À procura de textos e pretextos, e dos seus contextos.

07/03/2009

Surveillance - Police target protesters and journalists

Yesterday the Guardian reported that firms were buying information about which workers are active in unions. Today we expose how the police monitor protesters, and upload their details on to a central database. And their own films from last year's climate camp, which can be seen on the Guardian website, show that while they are at it, they also take the chance to pry on journalists who are covering the story.

Taken together, these stories provide a reminder of why last weekend's Convention on Modern Liberty was so timely. There are those, well represented in the government, who argue that the great eye of surveillance is a hallucination of the paranoid middle class. For most voters, certainly, paying the bills and being safe on the street are more pressing concerns than the proliferation of CCTV. The deep worry, however, has never been mere discomfort at the idea of being filmed or otherwise tracked. Rather, it is the potential for abuse that comes with the electronic logbooks. The lesson of history is that the powerful cannot be relied on to use the information they possess for the public good, as opposed to their own convenience.

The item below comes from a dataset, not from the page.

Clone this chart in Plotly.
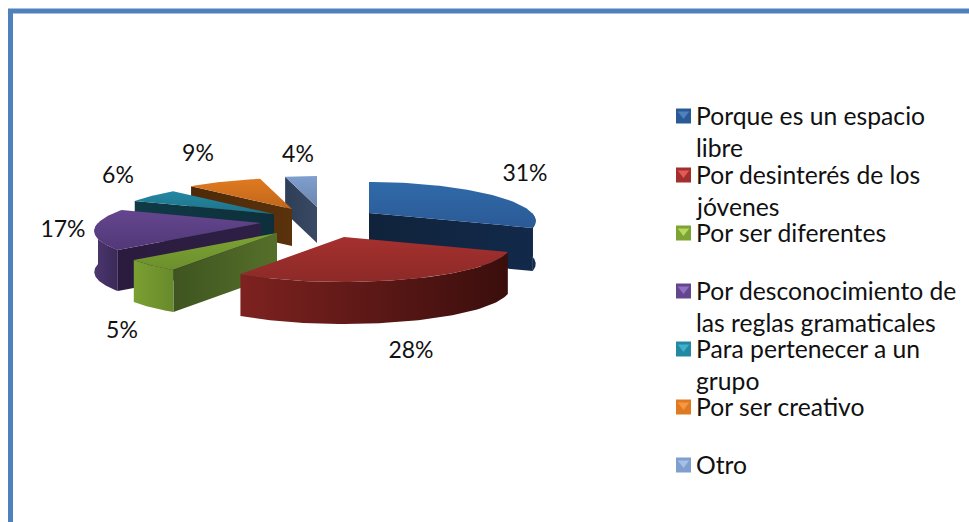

The dangers are most obvious when the prying has a political dimension, as it does in the case of today's story. The police will first have to explain how collating details on protesters - and holding them for years - tallies with their recent claim in a separate court case that such evidence is only kept as an insurance policy against being sued. They said then that they kept the material on CD in case it one day proved useful in their defence. Next they will need to establish how the secretive transfer of such data to a central system is compatible with the right to privacy enshrined in the European convention, which could well prove to be difficult to do. Legal niceties aside, the fundamental question is what the service thinks it is doing keeping tabs on the political activities of individuals who are not suspected of any crime, or indeed spying on journalists who are doing their job.

If today's revelations underline the perils surveillance represent for democracy, the employer-funded blacklist of supposedly awkward workers, which the information commissioner exposed yesterday, illustrates how it also affects the bread and butter of life. Two electricians who fear they are on the list, whom we interviewed yesterday, believe it was employers' improper knowledge of their working history that left them unable to find work. The black mark was given for having taken bad bosses to tribunals; in other cases, past union activism may have had the same effect. Rights at work count for little when the right to confidentiality is trampled on. The public interest thus requires respect for private lives.